■ **Exercise objective**: Retype every line from the start of the data down to and including the line with "const yTicks = [1, 2, 3, 4, 5];". Skip the pictures.

■ **Records provided**:
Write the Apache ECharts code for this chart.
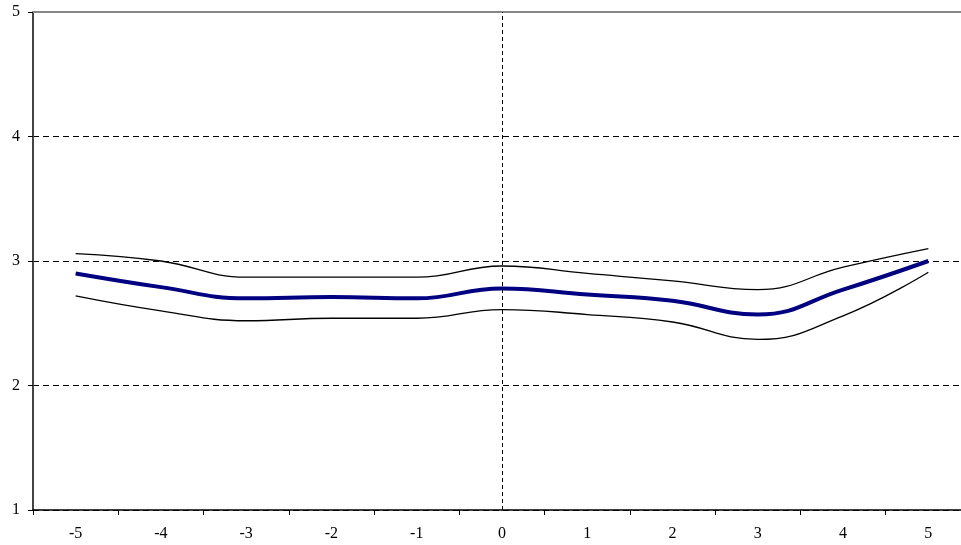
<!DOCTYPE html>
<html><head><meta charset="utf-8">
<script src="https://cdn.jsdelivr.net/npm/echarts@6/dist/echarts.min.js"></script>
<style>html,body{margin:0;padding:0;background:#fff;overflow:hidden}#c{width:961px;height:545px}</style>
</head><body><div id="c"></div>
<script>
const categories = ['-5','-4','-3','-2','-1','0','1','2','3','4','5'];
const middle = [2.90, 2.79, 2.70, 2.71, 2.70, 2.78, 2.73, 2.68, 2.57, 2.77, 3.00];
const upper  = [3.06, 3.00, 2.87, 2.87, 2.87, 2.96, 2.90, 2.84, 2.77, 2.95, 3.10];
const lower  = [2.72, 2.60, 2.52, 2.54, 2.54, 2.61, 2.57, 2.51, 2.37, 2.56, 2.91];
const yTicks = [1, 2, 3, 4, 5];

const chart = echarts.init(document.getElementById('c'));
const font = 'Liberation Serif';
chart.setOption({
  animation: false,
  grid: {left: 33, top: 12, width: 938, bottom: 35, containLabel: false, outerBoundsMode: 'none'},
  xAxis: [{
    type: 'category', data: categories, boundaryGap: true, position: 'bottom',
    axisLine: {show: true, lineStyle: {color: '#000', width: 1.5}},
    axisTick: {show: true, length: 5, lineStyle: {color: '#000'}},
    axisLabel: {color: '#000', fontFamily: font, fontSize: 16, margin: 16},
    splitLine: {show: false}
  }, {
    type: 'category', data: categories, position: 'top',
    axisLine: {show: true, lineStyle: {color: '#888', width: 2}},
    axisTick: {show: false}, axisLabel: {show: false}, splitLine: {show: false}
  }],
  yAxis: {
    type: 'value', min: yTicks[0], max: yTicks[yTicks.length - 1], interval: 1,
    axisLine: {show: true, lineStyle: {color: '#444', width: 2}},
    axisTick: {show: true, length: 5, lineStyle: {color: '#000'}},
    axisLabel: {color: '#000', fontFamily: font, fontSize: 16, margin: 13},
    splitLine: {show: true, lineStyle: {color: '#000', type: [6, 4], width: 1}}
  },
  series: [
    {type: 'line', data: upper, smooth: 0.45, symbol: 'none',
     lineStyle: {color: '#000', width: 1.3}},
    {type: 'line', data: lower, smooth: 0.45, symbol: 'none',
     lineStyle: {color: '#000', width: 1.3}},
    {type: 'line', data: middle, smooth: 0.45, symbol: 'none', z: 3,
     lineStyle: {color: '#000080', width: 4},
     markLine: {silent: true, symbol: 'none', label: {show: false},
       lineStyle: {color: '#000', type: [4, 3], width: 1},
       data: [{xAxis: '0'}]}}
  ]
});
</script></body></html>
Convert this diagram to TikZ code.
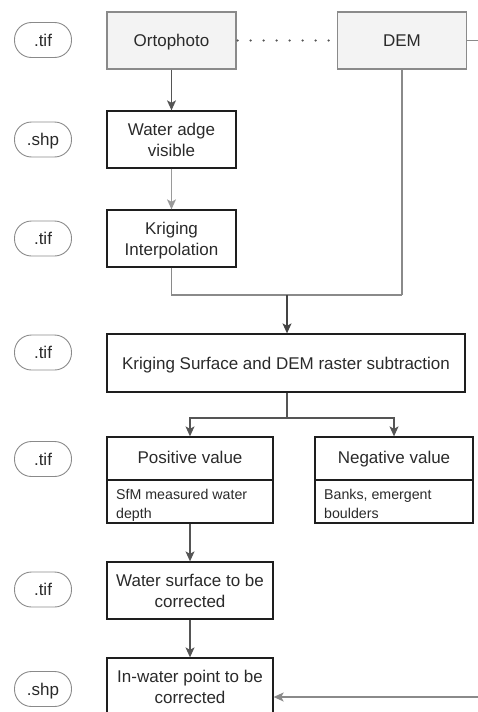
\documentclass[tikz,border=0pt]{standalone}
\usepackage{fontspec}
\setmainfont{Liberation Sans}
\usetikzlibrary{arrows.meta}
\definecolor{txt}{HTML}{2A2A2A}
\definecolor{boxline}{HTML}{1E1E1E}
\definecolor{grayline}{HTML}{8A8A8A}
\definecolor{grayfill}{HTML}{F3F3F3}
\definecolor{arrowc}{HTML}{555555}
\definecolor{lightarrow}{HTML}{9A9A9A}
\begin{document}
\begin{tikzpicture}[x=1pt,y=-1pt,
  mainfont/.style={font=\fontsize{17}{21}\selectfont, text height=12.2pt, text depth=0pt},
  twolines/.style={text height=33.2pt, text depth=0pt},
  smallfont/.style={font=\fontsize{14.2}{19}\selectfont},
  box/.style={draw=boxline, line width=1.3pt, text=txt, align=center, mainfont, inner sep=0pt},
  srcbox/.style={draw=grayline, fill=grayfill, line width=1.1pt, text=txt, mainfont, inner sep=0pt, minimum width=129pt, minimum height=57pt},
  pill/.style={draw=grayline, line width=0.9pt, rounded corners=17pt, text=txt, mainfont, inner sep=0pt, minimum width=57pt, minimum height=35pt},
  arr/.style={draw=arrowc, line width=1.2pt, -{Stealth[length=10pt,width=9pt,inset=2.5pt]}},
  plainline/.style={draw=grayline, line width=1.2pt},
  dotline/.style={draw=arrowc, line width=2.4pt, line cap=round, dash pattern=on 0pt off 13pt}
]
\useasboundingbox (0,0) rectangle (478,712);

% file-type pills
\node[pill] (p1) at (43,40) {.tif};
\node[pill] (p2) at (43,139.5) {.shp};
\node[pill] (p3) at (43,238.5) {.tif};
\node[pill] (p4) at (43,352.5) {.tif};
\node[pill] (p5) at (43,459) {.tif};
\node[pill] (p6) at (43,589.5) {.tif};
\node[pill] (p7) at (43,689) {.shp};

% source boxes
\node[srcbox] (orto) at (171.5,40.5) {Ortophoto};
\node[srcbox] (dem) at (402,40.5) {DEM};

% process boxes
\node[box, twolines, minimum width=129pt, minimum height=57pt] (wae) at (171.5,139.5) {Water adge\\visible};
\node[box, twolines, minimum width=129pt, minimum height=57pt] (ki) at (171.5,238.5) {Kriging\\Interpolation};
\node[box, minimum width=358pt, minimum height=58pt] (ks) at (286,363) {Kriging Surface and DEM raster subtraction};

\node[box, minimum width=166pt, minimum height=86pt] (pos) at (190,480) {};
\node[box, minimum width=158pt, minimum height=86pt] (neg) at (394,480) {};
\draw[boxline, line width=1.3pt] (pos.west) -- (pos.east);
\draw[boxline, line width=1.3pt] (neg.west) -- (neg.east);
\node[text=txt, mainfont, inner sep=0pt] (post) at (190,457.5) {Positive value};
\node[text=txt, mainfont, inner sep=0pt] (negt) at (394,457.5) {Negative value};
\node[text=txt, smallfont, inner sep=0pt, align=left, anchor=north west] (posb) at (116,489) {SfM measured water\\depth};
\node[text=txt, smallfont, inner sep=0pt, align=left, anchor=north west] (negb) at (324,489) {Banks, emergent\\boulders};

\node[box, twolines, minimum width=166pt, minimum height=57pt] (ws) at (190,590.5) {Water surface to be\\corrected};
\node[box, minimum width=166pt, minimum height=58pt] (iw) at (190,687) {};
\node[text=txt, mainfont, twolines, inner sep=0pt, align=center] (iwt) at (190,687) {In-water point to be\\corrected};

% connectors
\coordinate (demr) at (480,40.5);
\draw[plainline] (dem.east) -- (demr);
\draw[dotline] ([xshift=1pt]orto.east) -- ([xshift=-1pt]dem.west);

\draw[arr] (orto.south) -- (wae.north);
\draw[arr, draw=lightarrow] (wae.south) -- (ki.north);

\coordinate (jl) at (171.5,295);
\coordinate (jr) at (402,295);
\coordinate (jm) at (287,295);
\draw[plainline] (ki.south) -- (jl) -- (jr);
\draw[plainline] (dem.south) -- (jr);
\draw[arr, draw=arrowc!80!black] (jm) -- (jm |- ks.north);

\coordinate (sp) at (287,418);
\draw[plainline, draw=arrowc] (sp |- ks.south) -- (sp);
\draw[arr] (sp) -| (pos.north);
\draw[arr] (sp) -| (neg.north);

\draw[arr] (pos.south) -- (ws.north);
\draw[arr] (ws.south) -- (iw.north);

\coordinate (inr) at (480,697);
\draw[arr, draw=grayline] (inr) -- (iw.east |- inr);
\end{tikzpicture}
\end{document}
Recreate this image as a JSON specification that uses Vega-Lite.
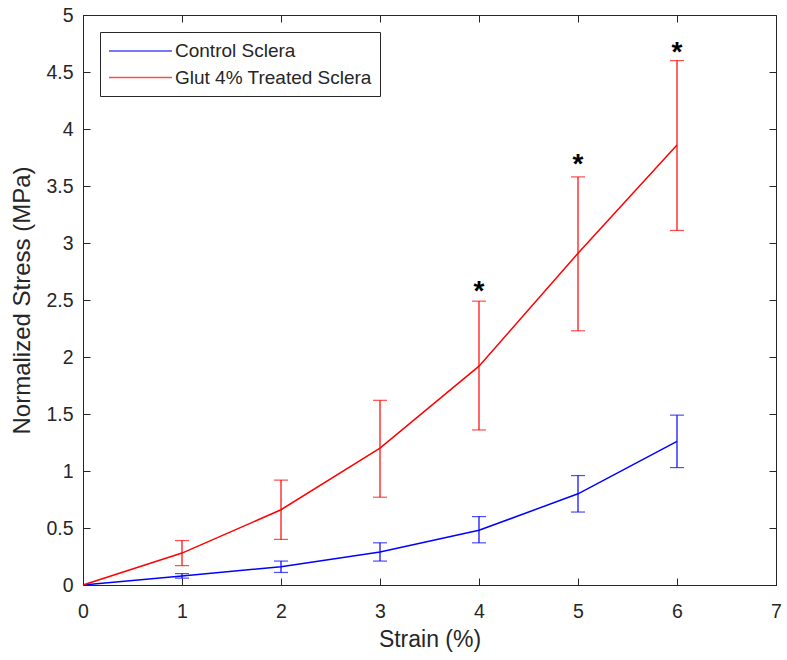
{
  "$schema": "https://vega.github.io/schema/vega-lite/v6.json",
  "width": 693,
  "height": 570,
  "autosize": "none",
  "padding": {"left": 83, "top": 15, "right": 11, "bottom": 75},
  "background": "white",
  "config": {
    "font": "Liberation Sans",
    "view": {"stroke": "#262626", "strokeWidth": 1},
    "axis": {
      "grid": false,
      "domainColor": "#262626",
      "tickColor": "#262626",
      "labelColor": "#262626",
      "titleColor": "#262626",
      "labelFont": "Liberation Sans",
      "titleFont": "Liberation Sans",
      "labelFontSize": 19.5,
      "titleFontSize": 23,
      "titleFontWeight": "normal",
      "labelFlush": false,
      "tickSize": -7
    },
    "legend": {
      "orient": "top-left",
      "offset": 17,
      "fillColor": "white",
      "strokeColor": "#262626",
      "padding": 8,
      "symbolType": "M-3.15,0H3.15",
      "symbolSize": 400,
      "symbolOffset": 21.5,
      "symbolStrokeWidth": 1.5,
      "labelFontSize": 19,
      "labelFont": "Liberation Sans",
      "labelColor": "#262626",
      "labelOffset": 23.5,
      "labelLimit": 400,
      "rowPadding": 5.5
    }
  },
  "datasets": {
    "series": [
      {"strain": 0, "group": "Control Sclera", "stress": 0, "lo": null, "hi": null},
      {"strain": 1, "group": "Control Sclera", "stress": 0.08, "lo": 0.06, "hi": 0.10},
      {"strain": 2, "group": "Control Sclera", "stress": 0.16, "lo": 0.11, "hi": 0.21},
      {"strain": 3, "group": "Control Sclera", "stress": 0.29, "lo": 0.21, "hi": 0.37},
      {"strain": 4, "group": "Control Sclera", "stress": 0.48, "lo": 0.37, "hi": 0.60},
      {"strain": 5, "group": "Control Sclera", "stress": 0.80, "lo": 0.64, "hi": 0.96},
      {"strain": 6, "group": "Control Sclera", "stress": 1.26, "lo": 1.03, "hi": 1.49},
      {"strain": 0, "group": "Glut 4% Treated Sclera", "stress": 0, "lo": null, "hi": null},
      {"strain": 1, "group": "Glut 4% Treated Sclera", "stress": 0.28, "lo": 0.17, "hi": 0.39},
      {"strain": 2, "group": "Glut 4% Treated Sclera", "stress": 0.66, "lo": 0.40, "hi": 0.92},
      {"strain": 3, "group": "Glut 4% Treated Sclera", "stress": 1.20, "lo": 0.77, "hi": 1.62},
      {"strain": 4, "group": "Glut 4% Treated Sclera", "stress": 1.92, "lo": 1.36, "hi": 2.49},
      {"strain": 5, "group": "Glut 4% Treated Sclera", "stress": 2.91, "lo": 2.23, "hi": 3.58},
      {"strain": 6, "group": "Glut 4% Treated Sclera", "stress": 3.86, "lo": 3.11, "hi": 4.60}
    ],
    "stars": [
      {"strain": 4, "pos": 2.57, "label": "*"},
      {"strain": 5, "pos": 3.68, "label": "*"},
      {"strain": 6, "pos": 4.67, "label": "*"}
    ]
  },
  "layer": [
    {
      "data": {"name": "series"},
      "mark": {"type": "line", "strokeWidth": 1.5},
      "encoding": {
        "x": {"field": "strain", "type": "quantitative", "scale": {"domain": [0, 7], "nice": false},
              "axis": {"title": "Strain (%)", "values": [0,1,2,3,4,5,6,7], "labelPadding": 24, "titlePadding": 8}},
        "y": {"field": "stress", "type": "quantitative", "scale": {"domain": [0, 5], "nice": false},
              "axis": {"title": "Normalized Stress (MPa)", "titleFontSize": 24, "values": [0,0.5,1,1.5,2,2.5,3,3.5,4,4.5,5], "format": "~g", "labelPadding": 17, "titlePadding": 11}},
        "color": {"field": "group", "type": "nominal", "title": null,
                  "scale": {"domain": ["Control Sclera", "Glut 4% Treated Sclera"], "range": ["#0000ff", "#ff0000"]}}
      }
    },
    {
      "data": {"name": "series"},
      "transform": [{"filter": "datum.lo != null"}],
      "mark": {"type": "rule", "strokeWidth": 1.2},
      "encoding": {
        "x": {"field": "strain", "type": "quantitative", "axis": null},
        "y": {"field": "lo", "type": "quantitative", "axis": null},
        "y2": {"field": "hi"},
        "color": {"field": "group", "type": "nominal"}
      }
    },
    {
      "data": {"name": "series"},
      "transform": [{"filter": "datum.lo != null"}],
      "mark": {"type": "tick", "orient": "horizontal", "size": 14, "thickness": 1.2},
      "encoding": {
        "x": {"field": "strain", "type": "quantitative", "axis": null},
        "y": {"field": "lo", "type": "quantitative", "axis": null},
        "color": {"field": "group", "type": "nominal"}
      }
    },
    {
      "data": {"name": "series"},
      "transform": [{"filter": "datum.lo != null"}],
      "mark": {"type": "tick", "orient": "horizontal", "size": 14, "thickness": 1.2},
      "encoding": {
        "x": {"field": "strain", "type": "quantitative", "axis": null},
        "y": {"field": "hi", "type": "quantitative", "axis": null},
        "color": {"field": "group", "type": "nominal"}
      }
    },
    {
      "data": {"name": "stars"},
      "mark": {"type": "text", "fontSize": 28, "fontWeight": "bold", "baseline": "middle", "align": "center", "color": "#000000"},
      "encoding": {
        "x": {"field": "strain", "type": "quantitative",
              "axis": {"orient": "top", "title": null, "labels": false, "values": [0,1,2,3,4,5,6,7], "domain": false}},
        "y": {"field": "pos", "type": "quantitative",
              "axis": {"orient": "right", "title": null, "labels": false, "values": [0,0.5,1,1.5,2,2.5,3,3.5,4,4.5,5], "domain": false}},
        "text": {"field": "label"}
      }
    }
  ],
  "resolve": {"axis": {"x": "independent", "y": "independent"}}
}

■ **Exercise result**:
Write the Apache ECharts code for this chart.
<!DOCTYPE html>
<html><head><meta charset="utf-8">
<script src="https://cdn.jsdelivr.net/npm/echarts@6/dist/echarts.min.js"></script>
<style>html,body{margin:0;padding:0;background:#fff;overflow:hidden}#c{width:961px;height:545px}</style>
</head><body><div id="c"></div>
<script>
const categories = ['-5','-4','-3','-2','-1','0','1','2','3','4','5'];
const middle = [2.90, 2.79, 2.70, 2.71, 2.70, 2.78, 2.73, 2.68, 2.57, 2.77, 3.00];
const upper  = [3.06, 3.00, 2.87, 2.87, 2.87, 2.96, 2.90, 2.84, 2.77, 2.95, 3.10];
const lower  = [2.72, 2.60, 2.52, 2.54, 2.54, 2.61, 2.57, 2.51, 2.37, 2.56, 2.91];
const yTicks = [1, 2, 3, 4, 5];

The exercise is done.